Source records
* * * * *

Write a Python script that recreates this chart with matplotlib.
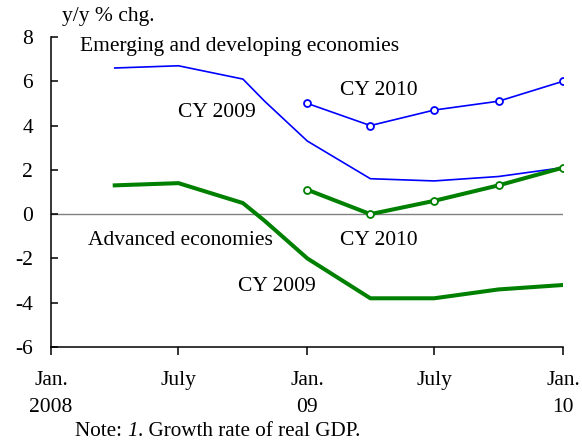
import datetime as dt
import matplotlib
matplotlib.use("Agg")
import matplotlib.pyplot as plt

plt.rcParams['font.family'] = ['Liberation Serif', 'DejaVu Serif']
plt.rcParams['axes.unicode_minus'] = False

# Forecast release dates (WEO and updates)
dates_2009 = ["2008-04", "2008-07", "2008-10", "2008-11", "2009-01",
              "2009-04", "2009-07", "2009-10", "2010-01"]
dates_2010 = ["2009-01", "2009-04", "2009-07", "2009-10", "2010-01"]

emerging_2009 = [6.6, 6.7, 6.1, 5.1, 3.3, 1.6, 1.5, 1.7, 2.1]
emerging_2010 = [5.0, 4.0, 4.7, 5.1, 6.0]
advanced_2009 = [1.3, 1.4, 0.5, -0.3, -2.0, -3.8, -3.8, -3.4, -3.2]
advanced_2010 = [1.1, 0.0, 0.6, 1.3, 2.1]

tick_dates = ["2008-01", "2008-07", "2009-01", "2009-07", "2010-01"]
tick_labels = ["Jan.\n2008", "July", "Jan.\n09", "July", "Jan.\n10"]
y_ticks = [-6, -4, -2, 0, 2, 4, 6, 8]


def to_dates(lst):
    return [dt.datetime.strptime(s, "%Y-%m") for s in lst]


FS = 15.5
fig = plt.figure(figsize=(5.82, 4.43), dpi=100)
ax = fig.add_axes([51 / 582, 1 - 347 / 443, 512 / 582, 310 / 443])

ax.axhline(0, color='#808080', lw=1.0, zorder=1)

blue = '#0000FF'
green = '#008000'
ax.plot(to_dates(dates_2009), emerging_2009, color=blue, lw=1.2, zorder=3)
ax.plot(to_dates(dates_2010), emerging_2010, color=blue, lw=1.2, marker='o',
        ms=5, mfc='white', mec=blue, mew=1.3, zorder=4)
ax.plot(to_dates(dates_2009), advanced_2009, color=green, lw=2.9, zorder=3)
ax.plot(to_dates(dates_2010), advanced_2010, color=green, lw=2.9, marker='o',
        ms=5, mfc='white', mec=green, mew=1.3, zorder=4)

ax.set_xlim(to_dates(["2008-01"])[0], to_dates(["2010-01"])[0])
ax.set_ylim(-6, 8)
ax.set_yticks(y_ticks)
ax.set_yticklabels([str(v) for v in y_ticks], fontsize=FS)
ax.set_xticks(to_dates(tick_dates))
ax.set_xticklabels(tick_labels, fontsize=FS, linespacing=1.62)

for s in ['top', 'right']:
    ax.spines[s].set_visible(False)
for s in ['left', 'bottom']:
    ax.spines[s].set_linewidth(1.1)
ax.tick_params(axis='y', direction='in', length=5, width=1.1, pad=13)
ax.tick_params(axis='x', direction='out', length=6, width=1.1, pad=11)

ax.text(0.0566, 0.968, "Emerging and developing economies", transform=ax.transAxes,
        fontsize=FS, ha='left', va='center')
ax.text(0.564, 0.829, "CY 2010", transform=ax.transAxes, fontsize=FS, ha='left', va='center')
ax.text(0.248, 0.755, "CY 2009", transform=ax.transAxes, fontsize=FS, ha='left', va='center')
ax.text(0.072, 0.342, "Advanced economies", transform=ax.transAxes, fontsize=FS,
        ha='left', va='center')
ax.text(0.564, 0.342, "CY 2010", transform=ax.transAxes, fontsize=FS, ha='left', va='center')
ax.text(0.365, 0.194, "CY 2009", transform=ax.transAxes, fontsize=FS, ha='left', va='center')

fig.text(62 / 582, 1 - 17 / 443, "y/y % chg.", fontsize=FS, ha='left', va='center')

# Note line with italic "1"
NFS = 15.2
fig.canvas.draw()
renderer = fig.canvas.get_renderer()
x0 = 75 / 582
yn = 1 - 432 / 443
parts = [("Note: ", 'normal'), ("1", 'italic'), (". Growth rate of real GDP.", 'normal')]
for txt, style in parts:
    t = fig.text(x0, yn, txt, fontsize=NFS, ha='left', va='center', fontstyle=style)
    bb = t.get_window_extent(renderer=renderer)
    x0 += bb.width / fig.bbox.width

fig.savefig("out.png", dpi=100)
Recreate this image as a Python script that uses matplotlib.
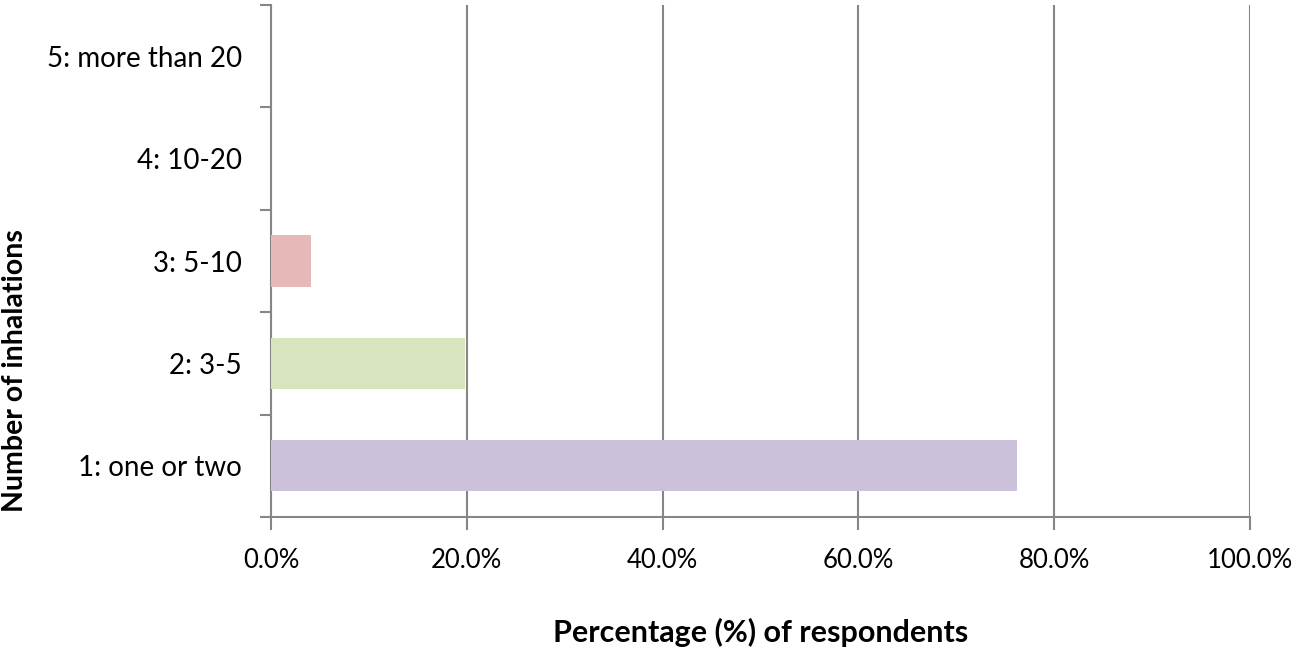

* * * * *

Challenge -> Copy nothing past the line containing "plt.rcParams['axes.unicode_minus'] = False": reproduce every line from the start of the records up to it, skipping pictures.

Problem solution ->
Write a Python script that recreates this chart with matplotlib.
import datetime as dt
import matplotlib
matplotlib.use("Agg")
import matplotlib.pyplot as plt

plt.rcParams['font.family'] = ['Liberation Serif', 'DejaVu Serif']
plt.rcParams['axes.unicode_minus'] = False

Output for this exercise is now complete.